Brasil e EUA
Paulo Nogueira Batista Jr.
As relações entre os EUA e o Brasil têm sido objeto de muitos comentários duvidosos na imprensa brasileira no passado recente. A visita do presidente Obama, entre outras aspectos positivos, ajudará, acredito, a desmistificar um pouco o tema.
Foi reveladora, por exemplo, a declaração de Mike Froman, vice-conselheiro de segurança nacional da Casa Branca: “Essa viagem é fundamentalmente a respeito da recuperação econômica americana e de exportações americanas. As exportações para o Brasil geram 250 mil empregos nos EUA; metade da população do Brasil é hoje considerada classe média e isso cria uma grande oportunidade para vendermos nossos produtos lá”.
De fato, o Brasil vem dando importante contribuição à recuperação dos EUA. O nosso déficit comercial com os EUA aumentou de US$ 4,5 bilhões em 2009 para US$ 7,8 bilhões em 2010, segundo dados do Ministério de Desenvolvimento, Indústria e Comércio Exterior.
A julgar pelas declarações de Froman, os EUA querem que o Brasil contribua ainda mais. A pergunta óbvia é: qual a contrapartida? O que os americanos estão botando na mesa? Maior acesso ao mercado americano? Redução das inúmeras barreiras às exportações brasileiras que existem nos EUA?
Espero que esteja enganado, mas é provável que os EUA tenham, atualmente, muito a pedir e pouco a oferecer. A situação econômica deles continua frágil, o desemprego muito elevado e eles precisam, desesperadamente, exportar mais para o resto do mundo. Os americanos querem sair da crise ampliando a sua presença em mercados promissores como o do Brasil.
Do lado brasileiro, como se sabe, um dos problemas é que o nosso déficit externo total aumentou rapidamente e já alcança níveis preocupantes. Não parece razoável que o Brasil amplie ainda mais o seu desequilíbrio bilateral com os EUA. Precisaríamos, ao contrário, diminuí-lo.
Seja como for, as relações Brasil-EUA não se limitam a temas bilaterais. São cada vez mais importantes as questões de ordem mundial (Nações Unidas, G-20, FMI, Banco Mundial, clima, etc.).
Nesse terreno, também não está muito claro o que os EUA têm a oferecer. Por exemplo: parece haver alguma dificuldade de apoiar efetivamente a entrada do Brasil no Conselho de Segurança da ONU. Quando da visita que o presidente Obama fez recentemente à Índia, repercutiu muito a sua declaração de apoio à entrada desse país no Conselho de Segurança. Comparações serão inevitáveis.
Permita-me, leitor, falar um pouco da minha experiência com os americanos no FMI e no G-20. Primeiro, temos tido muitas divergências com eles em diversas questões.
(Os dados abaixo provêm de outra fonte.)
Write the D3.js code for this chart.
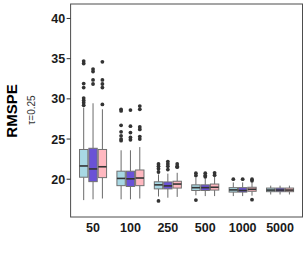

É natural. Diferentemente, de muitos países em desenvolvimento e até de alguns desenvolvidos, o Brasil não se alinha automaticamente com os EUA ou qualquer outro país. Atuamos de forma independente, e isso às vezes incomoda grandes potências como os EUA.
Por outro lado, temos também muitas áreas de convergência e pontos de interesse comum com os americanos. Temos atuado em conjunto em diversos temas. A dificuldade é que, mesmo quando há convergência com os EUA no G-20 e no FMI, nem sempre é fácil trabalhar com eles. Eles gostam de fazer tudo sozinhos, sem grandes consultas a outros países.
Atuam, não raro, de forma unilateral. E nem sempre escolhem os melhores caminhos para alcançar objetivos comuns. Essa é uma mensagem que eles têm dificuldade de absorver: o Brasil espera ser consultado e ouvido antes de qualquer iniciativa importante. Parceria, sim. Mas com diálogo, e não para apoiar fatos consumados. A relação só será produtiva se for de igual para igual.
Paulo Nogueira Batista Jr. é economista e diretor-executivo pelo Brasil e mais oito países no Fundo Monetário Internacional, mas expressa os seus pontos de vista em caráter pessoal.